Key Insights:
- Understanding markets’ valuation of wheat protein content levels can be an important aspect for making marketing decisions, especially for hard red wheats.
- While futures markets do not provide this information directly, the difference between the prices of the Minneapolis Grain Exchange (MGEX) hard red spring wheat futures contract and the Kansas City Board of Trade (KCBT) hard red winter wheat futures contract can be used to indirectly gain insights about protein valuation.
- Historically, the MGEX-KCBT price spread has been, on average, approximately $0.63 per bushel. When the spread is higher than the average, protein premiums/discounts are likely to be higher; when the MGEX-KCBT spread falls below $0.63 per bushel, premiums/discounts at local elevators are likely to be smaller.
Similar to other grains, wheat is assessed based on a number of quality characteristics and the final net price received by a farm business depends on the extent to which a buyer offers a premium or applies a discount due to the different qualities of delivered grain. For hard red wheats produced primarily in the central and northern Great Plains regions of the United States, one of the most prominent quality characteristics is the grain’s protein content level. However, while price premiums and discounts for many other grain quality characteristics are often not well publicized or may not vary significantly across marketing years, price schedules across protein content levels are much more widely available and can increase or decrease dramatically based on prevailing supply and demand conditions.
The uncertainty and volatility of wheat protein premiums and discounts certainly adds to the marketing risks faced by farm and agribusinesses who buy and sell wheat. This is especially the case when transactions will occur in the future, and despite what economists and meteorologists will attempt to claim, it’s rather difficult to predict the future.
However, there are at least some market-based tools that are available to gain some insights about what markets believe (given existing and available information) will happen to protein premiums and discounts in the future. One such tool is futures contract prices, which broadly represent the aggregation of information about national (and increasingly global) supply and demand conditions.

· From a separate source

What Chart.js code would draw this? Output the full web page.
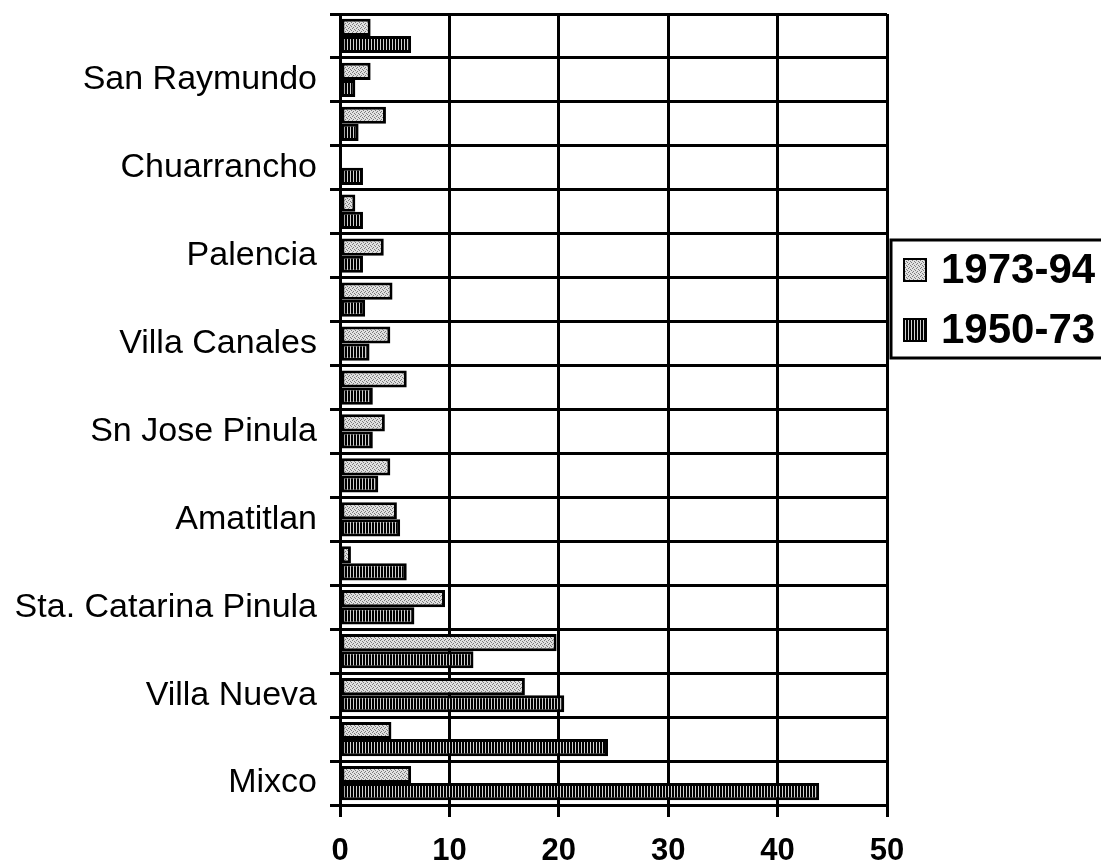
<!DOCTYPE html>
<html>
<head>
<meta charset="utf-8">
<script src="https://cdn.jsdelivr.net/npm/chart.js@4.4.0/dist/chart.umd.min.js"></script>
<style>
html,body{margin:0;padding:0;background:#fff;}
#wrap{width:1101px;height:862px;}
</style>
</head>
<body>
<div id="wrap"><canvas id="chart-mun" width="1101" height="862"></canvas></div>
<script>
// ==================================================
// Data (top to bottom, as drawn)
// ==================================================
const CATEGORIES=['','San Raymundo','','Chuarrancho','','Palencia','','Villa Canales','','Sn Jose Pinula','','Amatitlan','','Sta. Catarina Pinula','','Villa Nueva','','Mixco'];
const SERIES_NAMES=['1973-94','1950-73'];
const VALS_7394=[2.8,2.8,4.2,0,1.4,4.0,4.8,4.6,6.1,4.1,4.6,5.2,1.0,9.6,19.8,16.9,4.7,6.5];
const VALS_5073=[6.5,1.4,1.7,2.1,2.1,2.1,2.3,2.7,3.0,3.0,3.5,5.5,6.1,6.8,12.2,20.5,24.5,43.8];
const X_TICKS=[0,10,20,30,40,50];

const FONT='"Liberation Sans", Arial, sans-serif';

// ==================================================
// Fill patterns (stipple + vertical hatch)
// ==================================================
function makePattern(w,h,paint){
  const c=document.createElement('canvas');c.width=w;c.height=h;
  const g=c.getContext('2d');paint(g);
  return document.getElementById('chart-mun').getContext('2d').createPattern(c,'repeat');
}
const patLight=makePattern(4,4,g=>{
  g.fillStyle='#e0e0e0';g.fillRect(0,0,4,4);
  g.fillStyle='#7a7a7a';[[0,0],[2,1],[1,3],[3,2]].forEach(p=>g.fillRect(p[0],p[1],1,1));
});
const patDark=makePattern(3,3,g=>{
  g.fillStyle='#000';g.fillRect(0,0,3,3);
  g.fillStyle='#d0d0d0';g.fillRect(2,0,1,3);
});
const PATTERNS=[patLight,patDark];

// ==================================================
// Boxed legend on the right
// ==================================================
const boxLegend={id:'boxLegend',afterDraw(chart){
  const ctx=chart.ctx;ctx.save();
  ctx.strokeStyle='#000';ctx.lineWidth=3;
  ctx.strokeRect(891,240,215,118);
  chart.data.datasets.forEach((ds,i)=>{
    const cy=270+i*60;
    ctx.fillStyle=PATTERNS[i];ctx.fillRect(904,cy-11,22,22);
    ctx.lineWidth=2;ctx.strokeRect(904,cy-11,22,22);
    ctx.fillStyle='#000';ctx.font='bold 42px '+FONT;ctx.textBaseline='middle';ctx.textAlign='left';
    ctx.fillText(ds.label,941,cy+1);
  });
  ctx.restore();
}};

// ==================================================
// Chart
// ==================================================
const ctx=document.getElementById('chart-mun').getContext('2d');
new Chart(ctx,{type:'bar',
  data:{labels:CATEGORIES,datasets:[
    {label:SERIES_NAMES[0],data:VALS_7394,backgroundColor:patLight,borderColor:'#000',borderWidth:3,borderSkipped:false,categoryPercentage:.78,barPercentage:1},
    {label:SERIES_NAMES[1],data:VALS_5073,backgroundColor:patDark,borderColor:'#000',borderWidth:3,borderSkipped:false,categoryPercentage:.78,barPercentage:1}
  ]},
  options:{indexAxis:'y',responsive:false,devicePixelRatio:1,animation:false,
    layout:{padding:{top:14,right:214,left:0,bottom:0}},
    plugins:{legend:{display:false},tooltip:{enabled:false}},
    scales:{
      x:{min:0,max:50,afterBuildTicks:s=>{s.ticks=X_TICKS.map(v=>({value:v}));},
        afterFit:s=>{s.height=57;},
        grid:{color:'#000',lineWidth:3,tickLength:12,drawOnChartArea:true},
        border:{color:'#000',width:3},
        ticks:{color:'#000',font:{family:FONT,size:31,weight:'bold'},padding:16,maxRotation:0}},
      y:{afterFit:s=>{s.width=340;s.paddingTop=0;s.paddingBottom=0;},
        grid:{color:'#000',lineWidth:3,tickLength:10,offset:true},
        border:{color:'#000',width:3},
        ticks:{color:'#000',font:{family:FONT,size:34},padding:13,autoSkip:false}}
    }},
  plugins:[boxLegend]});
</script>
</body>
</html>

Now, you might be thinking: “There are no futures contracts or prices for wheat protein. How can futures markets be useful?” You’re right. Futures contracts only exist for commodities rather than specific quality characteristics of those commodities. However, the structure of two futures contracts—the hard red spring wheat contract (traded on the Minneapolis Grain Exchange; MGEX) and the hard red winter wheat contract (currently traded on the Chicago Mercantile Exchange but still widely known by the acronym KCBT from when they were traded on the Kansas City Board of Trade)—provides an opportunity to indirectly gauge the broad supply and demand characteristics in the wheat protein market.

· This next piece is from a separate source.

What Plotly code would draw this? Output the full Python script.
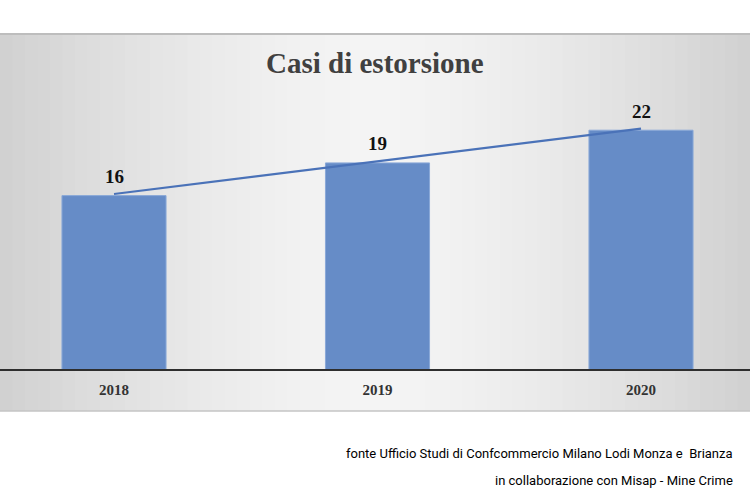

Here’s the idea: The MGEX futures contract is priced for hard red spring wheat with a 13.5% protein content level. The KCBT futures contract is priced for hard red winter wheat with a 11% protein content. Therefore, the difference (spread) between the MGEX and KCBT contract prices represents that additional premium that markets are willing to pay to obtain 13.5% protein content wheat rather than 11% protein wheat.
Therefore, the MGEX-KCBT price spread provides information about how much more (if the spread is wider) or less (if the spread is narrower) markets value higher protein wheat relative to lower protein wheat. If the MGEX-KCBT spread is wider, then this suggests that elevators are likely to value (and offer higher premiums) for higher-protein level wheat. Conversely, a narrower MGEX- KCBT spread suggests that markets are less likely to offer high protein level premiums.

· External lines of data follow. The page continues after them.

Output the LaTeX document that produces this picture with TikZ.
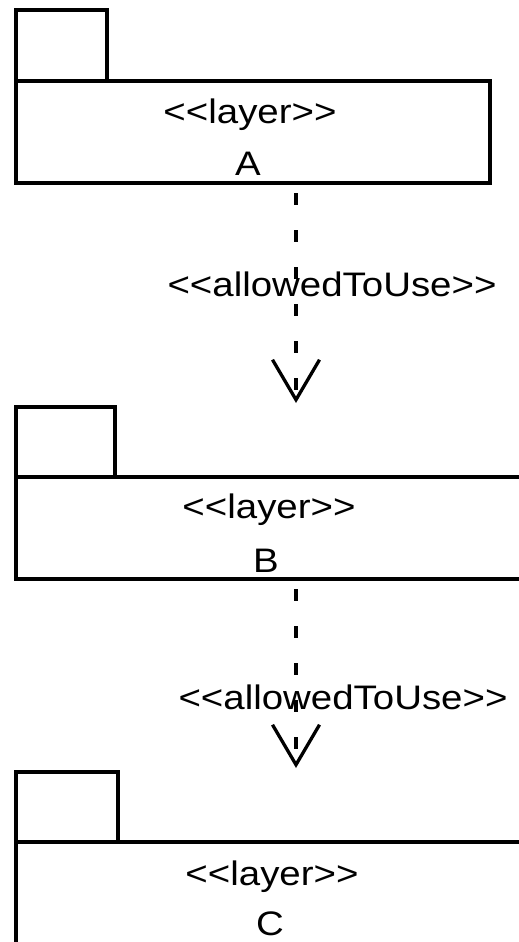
\documentclass[tikz,border=0pt]{standalone}
\usepackage{fontspec}
\newfontfamily\umlfont[FakeStretch=1.13]{Liberation Sans}
\usetikzlibrary{arrows.meta, positioning}
\newcommand{\stype}[1]{\textless\textless#1\textgreater\textgreater}

\begin{document}
\begin{tikzpicture}[
    x=1pt, y=-1pt,
    pkgbody/.style={rectangle, draw=black, line width=3.3pt, minimum height=102pt, inner sep=0pt, outer sep=0pt},
    pkgtab/.style={rectangle, draw=black, line width=3.3pt, minimum height=70pt, inner sep=0pt, outer sep=0pt, anchor=south west},
    pkgtext/.style={font=\umlfont\fontsize{34}{40}\selectfont, inner sep=0pt, anchor=base},
    dep/.style={draw=black, line width=3.3pt, dash pattern=on 12pt off 25pt, dash phase=27pt, -{Straight Barb[length=40pt, width=47pt]}, shorten >=4pt}
  ]
    \useasboundingbox (0,0) rectangle (519,942);
    % packages
    \node[pkgbody, minimum width=474pt] (A) at (253,132) {};
    \node[pkgtab, minimum width=91pt, minimum height=71pt] (Atab) at (A.north west) {};
    \node[pkgtext] (Astereo) at (250,123) {\stype{layer}};
    \node[pkgtext] (Aname) at (248,175) {A};

    \node[pkgbody, minimum width=512pt] (B) at (272,528) {};
    \node[pkgtab, minimum width=99pt] (Btab) at (B.north west) {};
    \node[pkgtext] (Bstereo) at (269,518) {\stype{layer}};
    \node[pkgtext] (Bname) at (266,572) {B};

    \node[pkgbody, minimum width=518pt] (C) at (275,893) {};
    \node[pkgtab, minimum width=102pt] (Ctab) at (C.north west) {};
    \node[pkgtext] (Cstereo) at (272,885) {\stype{layer}};
    \node[pkgtext] (Cname) at (270,935) {C};

    % dependencies
    \coordinate (axis) at (296,0);
    \draw[dep] (A.south -| axis) -- (Btab.north -| axis);
    \draw[dep] (B.south -| axis) -- (Ctab.north -| axis);
    \node[pkgtext] (ABlabel) at (332,296) {\stype{allowedToUse}};
    \node[pkgtext] (BClabel) at (343,709) {\stype{allowedToUse}};
  \end{tikzpicture}
\end{document}
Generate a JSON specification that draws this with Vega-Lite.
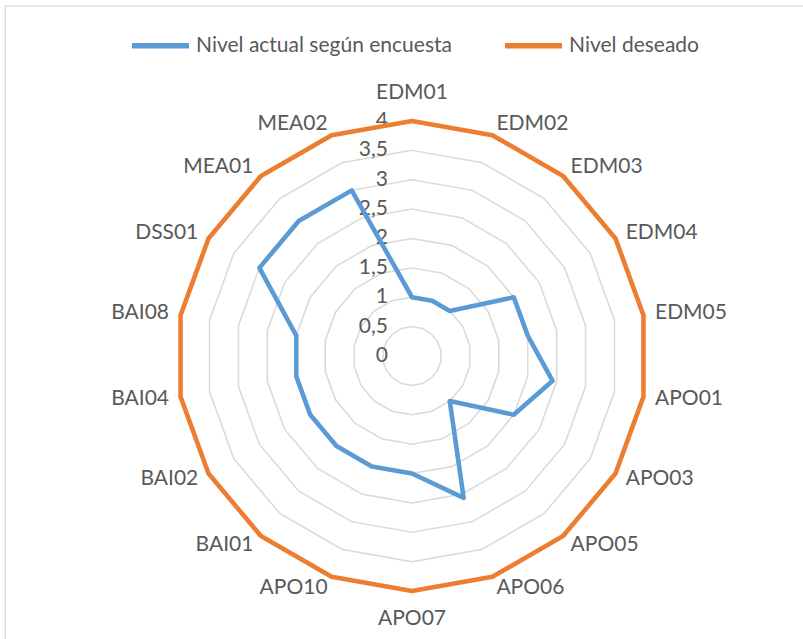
{
  "$schema": "https://vega.github.io/schema/vega-lite/v6.json",
  "autosize": "none",
  "width": 800,
  "height": 640,
  "padding": {"left": 5, "top": 6, "right": 0, "bottom": 0},
  "background": "white",
  "config": {
    "view": {"stroke": "#D9D9D9", "strokeWidth": 1.3},
    "font": "Lato",
    "text": {"font": "Lato"}
  },
  "datasets": {
    "niveles": [
      {"proceso": "EDM01", "serie": "Nivel actual según encuesta", "valor": 1},
      {"proceso": "EDM02", "serie": "Nivel actual según encuesta", "valor": 1},
      {"proceso": "EDM03", "serie": "Nivel actual según encuesta", "valor": 1},
      {"proceso": "EDM04", "serie": "Nivel actual según encuesta", "valor": 2},
      {"proceso": "EDM05", "serie": "Nivel actual según encuesta", "valor": 2},
      {"proceso": "APO01", "serie": "Nivel actual según encuesta", "valor": 2.43},
      {"proceso": "APO03", "serie": "Nivel actual según encuesta", "valor": 2},
      {"proceso": "APO05", "serie": "Nivel actual según encuesta", "valor": 1},
      {"proceso": "APO06", "serie": "Nivel actual según encuesta", "valor": 2.57},
      {"proceso": "APO07", "serie": "Nivel actual según encuesta", "valor": 2},
      {"proceso": "APO10", "serie": "Nivel actual según encuesta", "valor": 2},
      {"proceso": "BAI01", "serie": "Nivel actual según encuesta", "valor": 2},
      {"proceso": "BAI02", "serie": "Nivel actual según encuesta", "valor": 2},
      {"proceso": "BAI04", "serie": "Nivel actual según encuesta", "valor": 2},
      {"proceso": "BAI08", "serie": "Nivel actual según encuesta", "valor": 2},
      {"proceso": "DSS01", "serie": "Nivel actual según encuesta", "valor": 3},
      {"proceso": "MEA01", "serie": "Nivel actual según encuesta", "valor": 3},
      {"proceso": "MEA02", "serie": "Nivel actual según encuesta", "valor": 3},
      {"proceso": "EDM01", "serie": "Nivel deseado", "valor": 4},
      {"proceso": "EDM02", "serie": "Nivel deseado", "valor": 4},
      {"proceso": "EDM03", "serie": "Nivel deseado", "valor": 4},
      {"proceso": "EDM04", "serie": "Nivel deseado", "valor": 4},
      {"proceso": "EDM05", "serie": "Nivel deseado", "valor": 4},
      {"proceso": "APO01", "serie": "Nivel deseado", "valor": 4},
      {"proceso": "APO03", "serie": "Nivel deseado", "valor": 4},
      {"proceso": "APO05", "serie": "Nivel deseado", "valor": 4},
      {"proceso": "APO06", "serie": "Nivel deseado", "valor": 4},
      {"proceso": "APO07", "serie": "Nivel deseado", "valor": 4},
      {"proceso": "APO10", "serie": "Nivel deseado", "valor": 4},
      {"proceso": "BAI01", "serie": "Nivel deseado", "valor": 4},
      {"proceso": "BAI02", "serie": "Nivel deseado", "valor": 4},
      {"proceso": "BAI04", "serie": "Nivel deseado", "valor": 4},
      {"proceso": "BAI08", "serie": "Nivel deseado", "valor": 4},
      {"proceso": "DSS01", "serie": "Nivel deseado", "valor": 4},
      {"proceso": "MEA01", "serie": "Nivel deseado", "valor": 4},
      {"proceso": "MEA02", "serie": "Nivel deseado", "valor": 4}
    ],
    "escala": [
      {"nivel": 0, "etiqueta": "0"},
      {"nivel": 0.5, "etiqueta": "0,5"},
      {"nivel": 1, "etiqueta": "1"},
      {"nivel": 1.5, "etiqueta": "1,5"},
      {"nivel": 2, "etiqueta": "2"},
      {"nivel": 2.5, "etiqueta": "2,5"},
      {"nivel": 3, "etiqueta": "3"},
      {"nivel": 3.5, "etiqueta": "3,5"},
      {"nivel": 4, "etiqueta": "4"}
    ]
  },
  "layer": [
    {
      "data": {"name": "niveles"},
      "transform": [
        {"filter": "datum.serie === 'Nivel deseado'"},
        {"window": [{"op": "row_number", "as": "rn"}]},
        {"calculate": "(datum.rn - 1) * 2 * PI / 18", "as": "ang"},
        {"calculate": "[0.5, 1, 1.5, 2, 2.5, 3, 3.5, 4]", "as": "anillo"},
        {"flatten": ["anillo"]},
        {"calculate": "datum.anillo * sin(datum.ang)", "as": "gx"},
        {"calculate": "datum.anillo * cos(datum.ang)", "as": "gy"}
      ],
      "mark": {"type": "line", "interpolate": "linear-closed", "stroke": "#D9D9D9", "strokeWidth": 1.5},
      "encoding": {
        "x": {"field": "gx", "type": "quantitative", "scale": {"domain": [-6.9277, 6.6894], "nice": false, "zero": false}, "axis": null},
        "y": {"field": "gy", "type": "quantitative", "scale": {"domain": [-4.9362, 5.9574], "nice": false, "zero": false}, "axis": null},
        "detail": {"field": "anillo", "type": "nominal"},
        "order": {"field": "rn", "type": "quantitative"}
      }
    },
    {
      "data": {"name": "escala"},
      "mark": {"type": "text", "align": "right", "baseline": "middle", "fontSize": 21, "color": "#595959", "font": "Lato"},
      "encoding": {
        "x": {"datum": -0.41, "type": "quantitative"},
        "y": {"field": "nivel", "type": "quantitative"},
        "text": {"field": "etiqueta", "type": "nominal"}
      }
    },
    {
      "data": {"name": "niveles"},
      "transform": [
        {"window": [{"op": "row_number", "as": "rn"}], "groupby": ["serie"]},
        {"calculate": "(datum.rn - 1) * 2 * PI / 18", "as": "ang"},
        {"calculate": "datum.valor * sin(datum.ang)", "as": "px"},
        {"calculate": "datum.valor * cos(datum.ang)", "as": "py"}
      ],
      "mark": {"type": "line", "interpolate": "linear-closed", "strokeWidth": 4.6, "strokeJoin": "round", "strokeCap": "round"},
      "encoding": {
        "x": {"field": "px", "type": "quantitative"},
        "y": {"field": "py", "type": "quantitative"},
        "order": {"field": "rn", "type": "quantitative"},
        "color": {
          "field": "serie",
          "type": "nominal",
          "scale": {"domain": ["Nivel actual según encuesta", "Nivel deseado"], "range": ["#5B9BD5", "#ED7D31"]},
          "legend": {
            "orient": "none",
            "legendX": 124,
            "legendY": 8,
            "direction": "horizontal",
            "title": null,
            "symbolType": "stroke",
            "symbolSize": 3249,
            "symbolStrokeWidth": 5.5,
            "labelFontSize": 21,
            "labelFont": "Lato",
            "labelColor": "#595959",
            "labelOffset": 4,
            "columnPadding": 42,
            "labelLimit": 500,
            "padding": 0
          }
        }
      }
    },
    {
      "data": {"name": "niveles"},
      "transform": [
        {"filter": "datum.serie === 'Nivel deseado'"},
        {"window": [{"op": "row_number", "as": "rn"}]},
        {"filter": "datum.rn >= 2 && datum.rn <= 9"},
        {"calculate": "(datum.rn - 1) * 2 * PI / 18", "as": "ang"},
        {"calculate": "4.2 * sin(datum.ang)", "as": "lx"},
        {"calculate": "4.2 * cos(datum.ang)", "as": "ly"}
      ],
      "mark": {"type": "text", "align": "left", "baseline": "middle", "fontSize": 21, "color": "#595959", "font": "Lato"},
      "encoding": {
        "x": {"field": "lx", "type": "quantitative"},
        "y": {"field": "ly", "type": "quantitative"},
        "text": {"field": "proceso", "type": "nominal"}
      }
    },
    {
      "data": {"name": "niveles"},
      "transform": [
        {"filter": "datum.serie === 'Nivel deseado'"},
        {"window": [{"op": "row_number", "as": "rn"}]},
        {"filter": "datum.rn >= 11"},
        {"calculate": "(datum.rn - 1) * 2 * PI / 18", "as": "ang"},
        {"calculate": "4.2 * sin(datum.ang)", "as": "lx"},
        {"calculate": "4.2 * cos(datum.ang)", "as": "ly"}
      ],
      "mark": {"type": "text", "align": "right", "baseline": "middle", "fontSize": 21, "color": "#595959", "font": "Lato"},
      "encoding": {
        "x": {"field": "lx", "type": "quantitative"},
        "y": {"field": "ly", "type": "quantitative"},
        "text": {"field": "proceso", "type": "nominal"}
      }
    },
    {
      "data": {"name": "niveles"},
      "transform": [
        {"filter": "datum.serie === 'Nivel deseado'"},
        {"window": [{"op": "row_number", "as": "rn"}]},
        {"filter": "datum.rn === 1 || datum.rn === 10"},
        {"calculate": "(datum.rn - 1) * 2 * PI / 18", "as": "ang"},
        {"calculate": "4.47 * sin(datum.ang)", "as": "lx"},
        {"calculate": "4.47 * cos(datum.ang)", "as": "ly"}
      ],
      "mark": {"type": "text", "align": "center", "baseline": "middle", "fontSize": 21, "color": "#595959", "font": "Lato"},
      "encoding": {
        "x": {"field": "lx", "type": "quantitative"},
        "y": {"field": "ly", "type": "quantitative"},
        "text": {"field": "proceso", "type": "nominal"}
      }
    }
  ]
}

How would you know whether markets are currently valuing protein premiums to be higher or lower than average? Below is a graph of MGEX-KCBT spreads since 2010. The dashed line indicates the long-run average spread of approximately $0.63 per bushel (or approximately $0.25 per bushel per 1 percentage point protein level).
In the past two years, when high-protein wheat was a major deficit in the United States and the world, the MGEX-KCBT spread has reached as high as approximately $2.75 per bushel ($1.10 per bushel per percentage point). This was a signal to producers and elevators that the demand for higher-protein wheat significantly exceeded the available quantities supplied, and there was significant incentive to market higher-protein wheat as soon as possible. In the 2018/19 marketing year, however, the MGEX-KCBT spread has dropped below the long-run average, sending a signal that markets have a sufficient amounts of higher-protein wheat. If storage space is available, a farm business may consider storing their higher-protein wheat until a period when the MGEX-KCBT spread begins to rise again.
What’s the current MGEX-KCBT spread? You can take a look for yourself by visiting a new website that Kate Fuller and I developed for collecting wheat price data: www.montana.edu/basis. The website contains a ten-year archive of the spread and updates with new information on a daily basis.